Wer die Entführer sind, war dem leitenden Polizisten nicht bekannt. «In dieser Gegend gibt es verschiedene kriminelle Gangs, die in Frage kommen», sagte er der «Daily Times». Es scheine, sagte Bangalzai weiter, dass die Geiselnehmer ihr sicheres Versteck noch nicht erreicht hätten. Sie hätten sonst längst Forderungen gestellt oder zumindest Kontakt gesucht. Ob Belutschistan, Waziristan oder Afghanistan – die Region ist gefährlich. In Belutschistan kämpfen Milizen seit zehn Jahren für die Unabhängigkeit des Gebietes. Seither gab es Hunderte von Toten, wie pakistanische Medien auflisten. Regelmässig verschwinden dort Personen, weshalb grundsätzlich allen Reisenden ein Begleitschutz empfohlen wird. Diesen genossen auch Daniela und David.

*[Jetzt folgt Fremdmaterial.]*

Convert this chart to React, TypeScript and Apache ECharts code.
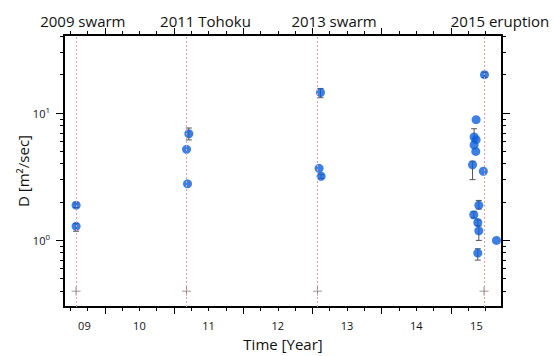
import React, { useEffect, useRef } from 'react';
import * as echarts from 'echarts';

// Axis ranges
const xMin = 2009.41;
const xMax = 2015.74;
const yMin = 0.3;
const yMax = 41;

// Events (top axis)
const eventNames = ['2009 swarm', '2011 Tohoku', '2013 swarm', '2015 eruption'];
const eventTimes = [2009.585, 2011.181, 2013.074, 2015.481];
const eventLabelPos = [2009.682, 2011.455, 2013.313, 2015.711];
const markerLevel = 0.4;

// Bottom axis ticks / labels
const yearTicks = [2010, 2011, 2012, 2013, 2014, 2015];
const yearLabels = ['09', '10', '11', '12', '13', '14', '15'];
const yearLabelPos = [2009.705, 2010.5, 2011.5, 2012.5, 2013.5, 2014.5, 2015.37];

// Y axis ticks
const yMajorTicks = [1, 10];
const yMinorTicks = [0.4, 0.5, 0.6, 0.7, 0.8, 0.9, 2, 3, 4, 5, 6, 7, 8, 9, 20, 30, 40];

// Data points: D [m2/sec]
const pointTimes = [
  2009.585, 2009.585,
  2011.214, 2011.181, 2011.195,
  2013.117, 2013.097, 2013.126,
  2015.487, 2015.366, 2015.337, 2015.366, 2015.337, 2015.361, 2015.314, 2015.47,
  2015.405, 2015.332, 2015.39, 2015.405, 2015.66, 2015.39,
];
const pointValues = [
  1.89, 1.29,
  6.88, 5.19, 2.78,
  14.5, 3.68, 3.19,
  20.0, 8.87, 6.49, 6.18, 5.61, 5.0, 3.92, 3.49,
  1.89, 1.59, 1.38, 1.19, 1.0, 0.796,
];
const errLow: (number | null)[] = [
  1.81, 1.18,
  6.15, null, null,
  13.2, null, 3.07,
  19.0, null, 6.0, null, null, null, 3.0, null,
  1.76, 1.5, 1.31, 1.0, null, 0.7,
];
const errHigh: (number | null)[] = [
  1.97, 1.36,
  7.63, null, null,
  15.6, null, 3.3,
  20.9, null, 7.53, null, null, null, 4.18, null,
  2.06, 1.68, 1.45, 1.3, null, 0.86,
];

const FONT = 'Open Sans';

function quarterTicks(): number[] {
  const out: number[] = [];
  for (let y = 2009; y <= 2015; y++) {
    for (const q of [0.25, 0.5, 0.75]) {
      const v = y + q;
      if (v > xMin && v < xMax) out.push(v);
    }
  }
  return out;
}

function lookup(values: number[], names: string[], v: number): string {
  for (let i = 0; i < values.length; i++) {
    if (Math.abs(values[i] - v) < 1e-6) return names[i];
  }
  return '';
}

export default function App() {
  const ref = useRef<HTMLDivElement>(null);

  useEffect(() => {
    if (!ref.current) return;
    const chart = echarts.init(ref.current, null, { renderer: 'svg' });
    const minor = quarterTicks();

    const baseX = {
      type: 'value' as const,
      min: xMin,
      max: xMax,
      splitLine: { show: false },
    };
    const baseY = {
      type: 'log' as const,
      logBase: 10,
      min: yMin,
      max: yMax,
      splitLine: { show: false },
      minorTick: { show: false },
    };

    const scatterData = pointTimes.map((t, i) => [t, pointValues[i]]);
    const errData: number[][] = [];
    pointTimes.forEach((t, i) => {
      const lo = errLow[i];
      const hi = errHigh[i];
      if (lo != null && hi != null) errData.push([t, lo, hi]);
    });

    chart.setOption({
      animation: false,
      backgroundColor: '#fff',
      textStyle: { fontFamily: FONT },
      grid: { left: 64, right: 51, top: 35, bottom: 48, containLabel: false },
      xAxis: [
        {
          ...baseX,
          position: 'bottom',
          name: 'Time [Year]',
          nameLocation: 'middle',
          nameGap: 29,
          nameMoveOverlap: false,
          nameTextStyle: { fontSize: 15, color: '#111', fontFamily: FONT },
          axisLine: { show: true, lineStyle: { color: '#000', width: 2 } },
          axisTick: {
            show: true,
            customValues: yearTicks,
            length: 7,
            lineStyle: { color: '#000', width: 1 },
          },
          axisLabel: {
            show: true,
            customValues: yearLabelPos,
            formatter: (v: number) => lookup(yearLabelPos, yearLabels, v),
            fontSize: 11,
            color: '#111',
            margin: 13,
            fontFamily: FONT,
          },
        },
        {
          ...baseX,
          position: 'bottom',
          axisLine: { show: false },
          axisTick: {
            show: true,
            customValues: minor,
            length: 4,
            lineStyle: { color: '#000', width: 1 },
          },
          axisLabel: { show: false },
        },
        {
          ...baseX,
          position: 'top',
          axisLine: { show: true, lineStyle: { color: '#000', width: 2 } },
          axisTick: {
            show: true,
            customValues: yearTicks,
            length: 7,
            lineStyle: { color: '#000', width: 1 },
          },
          axisLabel: {
            show: true,
            customValues: eventLabelPos,
            formatter: (v: number) => lookup(eventLabelPos, eventNames, v),
            fontSize: 15,
            color: '#111',
            margin: 7,
            fontFamily: FONT,
          },
        },
        {
          ...baseX,
          position: 'top',
          axisLine: { show: false },
          axisTick: {
            show: true,
            customValues: minor,
            length: 4,
            lineStyle: { color: '#000', width: 1 },
          },
          axisLabel: { show: false },
        },
      ],
      yAxis: [
        {
          ...baseY,
          position: 'left',
          name: 'D [m²/sec]',
          nameLocation: 'middle',
          nameGap: 34,
          nameMoveOverlap: false,
          nameTextStyle: { fontSize: 15, color: '#111', fontFamily: FONT },
          axisLine: { show: true, lineStyle: { color: '#000', width: 2 } },
          axisTick: {
            show: true,
            customValues: yMajorTicks,
            length: 8,
            lineStyle: { color: '#000', width: 1 },
          },
          axisLabel: {
            show: true,
            customValues: yMajorTicks,
            margin: 14,
            formatter: (v: number) => `{b|10}{s|${Math.round(Math.log10(v))}}`,
            rich: {
              b: { fontSize: 11, lineHeight: 16, color: '#111', fontFamily: FONT },
              s: { fontSize: 8, lineHeight: 10, verticalAlign: 'top', color: '#111', fontFamily: FONT },
            },
          },
        },
        {
          ...baseY,
          position: 'left',
          axisLine: { show: false },
          axisTick: {
            show: true,
            customValues: yMinorTicks,
            length: 4,
            lineStyle: { color: '#000', width: 1 },
          },
          axisLabel: { show: false },
        },
        {
          ...baseY,
          position: 'right',
          axisLine: { show: true, lineStyle: { color: '#000', width: 2 } },
          axisTick: {
            show: true,
            customValues: yMajorTicks,
            length: 8,
            lineStyle: { color: '#000', width: 1 },
          },
          axisLabel: { show: false },
        },
        {
          ...baseY,
          position: 'right',
          axisLine: { show: false },
          axisTick: {
            show: true,
            customValues: yMinorTicks,
            length: 4,
            lineStyle: { color: '#000', width: 1 },
          },
          axisLabel: { show: false },
        },
      ],
      series: [
        {
          type: 'scatter',
          name: 'events',
          xAxisIndex: 0,
          yAxisIndex: 0,
          symbol: 'path://M4.5,0h1v10h-1z M0,4.5h10v1h-10z',
          symbolSize: 9,
          itemStyle: { color: '#555' },
          data: eventTimes.map((t) => [t, markerLevel]),
          z: 1,
          markLine: {
            silent: true,
            symbol: ['none', 'none'],
            label: { show: false },
            lineStyle: { color: '#e99aa4', width: 1, type: [2, 2] },
            data: eventTimes.map((t) => ({ xAxis: t })),
          },
        },
        {
          type: 'custom',
          name: 'error',
          xAxisIndex: 0,
          yAxisIndex: 0,
          encode: { x: 0, y: [1, 2] },
          data: errData,
          z: 2,
          renderItem: (params: any, api: any) => {
            const x = api.value(0);
            const pLo = api.coord([x, api.value(1)]);
            const pHi = api.coord([x, api.value(2)]);
            const w = 3;
            const style = { stroke: '#555', lineWidth: 1 };
            return {
              type: 'group',
              children: [
                { type: 'line', shape: { x1: pLo[0], y1: pLo[1], x2: pHi[0], y2: pHi[1] }, style },
                { type: 'line', shape: { x1: pLo[0] - w, y1: pLo[1], x2: pLo[0] + w, y2: pLo[1] }, style },
                { type: 'line', shape: { x1: pHi[0] - w, y1: pHi[1], x2: pHi[0] + w, y2: pHi[1] }, style },
              ],
            };
          },
        },
        {
          type: 'scatter',
          name: 'D',
          xAxisIndex: 0,
          yAxisIndex: 0,
          symbol: 'circle',
          symbolSize: 9,
          itemStyle: { color: '#0e5fdc' },
          data: scatterData,
          z: 3,
        },
      ],
    });

    return () => {
      chart.dispose();
    };
  }, []);

  return (
    <div
      ref={ref}
      style={{ position: 'fixed', left: 0, top: 0, width: 553, height: 356, background: '#fff' }}
    />
  );
}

Aus dem Hotel oder doch von der Strasse entführt?

Die Polizei hatte sie durch die Stadt Loralai begleitet. W. und O. hätten sich am Freitagnachmittag dann bei der örtlichen Miliz in der Provinz gemeldet, offenbar wurden sie aber ausserhalb der Stadt nicht weiter eskortiert. Wieso bleibt unklar: Die Behörden in Pakistan schieben sich gegenseitig den schwarzen Peter zu. Was danach geschah, ist nicht ganz klar. Während einige Medien schreiben, dass Daniela W. und David O. aus einem Hotel entführt wurden, berichten andere, dass sie laut Zeugenaussagen von der Strasse weg verschleppt worden seien. Auch offizielle Statements blieben zur Geiselnahme bisher widersprüchlich.